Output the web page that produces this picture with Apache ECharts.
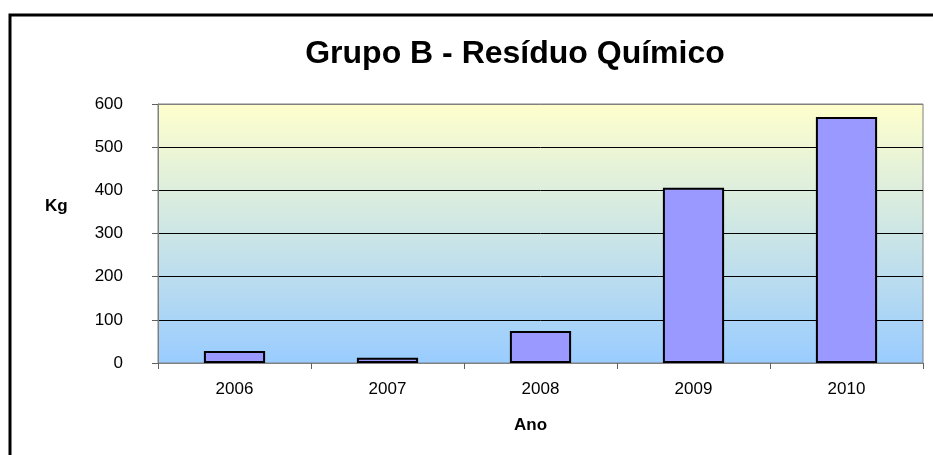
<!DOCTYPE html>
<html>
<head>
<meta charset="utf-8">
<script src="https://cdn.jsdelivr.net/npm/echarts@6/dist/echarts.min.js"></script>
<style>
  html, body { margin: 0; padding: 0; background: #fff; }
  #chartmain { width: 933px; height: 455px; }
</style>
</head>
<body>
<div id="chartmain"></div>
<script>
// dados do grafico
var anos = ['2006', '2007', '2008', '2009', '2010'];
var residuoKg = [28, 12, 74, 406, 570];

var myChart = echarts.init(document.getElementById('chartmain'));
var options = {
    backgroundColor: '#fff',
    textStyle: { fontFamily: 'Arial, "Liberation Sans", sans-serif' },
    title: {
        text: 'Grupo B - Resíduo Químico',
        left: 510,
        textAlign: 'center',
        top: 33,
        textStyle: { fontSize: 32, fontWeight: 'bold', color: '#000' }
    },
    graphic: [{
        // moldura do grafico (so topo e esquerda aparecem)
        type: 'rect',
        shape: { x: 10, y: 15, width: 1000, height: 1000 },
        style: { fill: null, stroke: '#000', lineWidth: 3 },
        silent: true
    }, {
        // titulo do eixo Y
        type: 'text',
        left: 45,
        top: 198,
        style: { text: 'Kg', fontSize: 17, fontWeight: 'bold', fill: '#000', fontFamily: 'Arial, "Liberation Sans", sans-serif' }
    }],
    grid: {
        left: 158, right: 10, top: 104, bottom: 92,
        show: true,
        borderColor: '#808080',
        borderWidth: 1,
        backgroundColor: new echarts.graphic.LinearGradient(0, 0, 0, 1, [
            { offset: 0, color: '#FFFFCC' },
            { offset: 1, color: '#99CCFF' }
        ])
    },
    xAxis: {
        type: 'category',
        data: anos,
        name: 'Ano',
        nameLocation: 'middle',
        nameGap: 54,
        nameTextStyle: { fontSize: 17, fontWeight: 'bold', color: '#000', padding: [0, 20, 0, 0] },
        axisLine: { lineStyle: { color: '#808080', width: 1 } },
        axisTick: { show: true, length: 6, lineStyle: { color: '#606060' } },
        axisLabel: { fontSize: 17, color: '#000', margin: 18 }
    },
    yAxis: {
        type: 'value',
        min: 0, max: 600, interval: 100,
        axisLine: { show: true, lineStyle: { color: '#808080', width: 1 } },
        axisTick: { show: true, length: 6, lineStyle: { color: '#606060' } },
        axisLabel: { fontSize: 17, color: '#000', margin: 35 },
        splitLine: {
            show: true,
            lineStyle: { color: ['#808080', '#000', '#000', '#000', '#000', '#000', '#808080'], width: 1 }
        }
    },
    series: [{
        name: 'Resíduo Químico',
        type: 'bar',
        data: residuoKg,
        barWidth: '40%',
        itemStyle: { color: '#9999FF', borderColor: '#000', borderWidth: 2 }
    }]
};
myChart.setOption(options);
</script>
</body>
</html>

What you have to do -> Begin at the first line of the material and copy each line exactly through the one containing "var residuoKg = [28, 12, 74, 406, 570];". Omit pictures.

The response ->
Output the web page that produces this picture with Apache ECharts.
<!DOCTYPE html>
<html>
<head>
<meta charset="utf-8">
<script src="https://cdn.jsdelivr.net/npm/echarts@6/dist/echarts.min.js"></script>
<style>
  html, body { margin: 0; padding: 0; background: #fff; }
  #chartmain { width: 933px; height: 455px; }
</style>
</head>
<body>
<div id="chartmain"></div>
<script>
// dados do grafico
var anos = ['2006', '2007', '2008', '2009', '2010'];
var residuoKg = [28, 12, 74, 406, 570];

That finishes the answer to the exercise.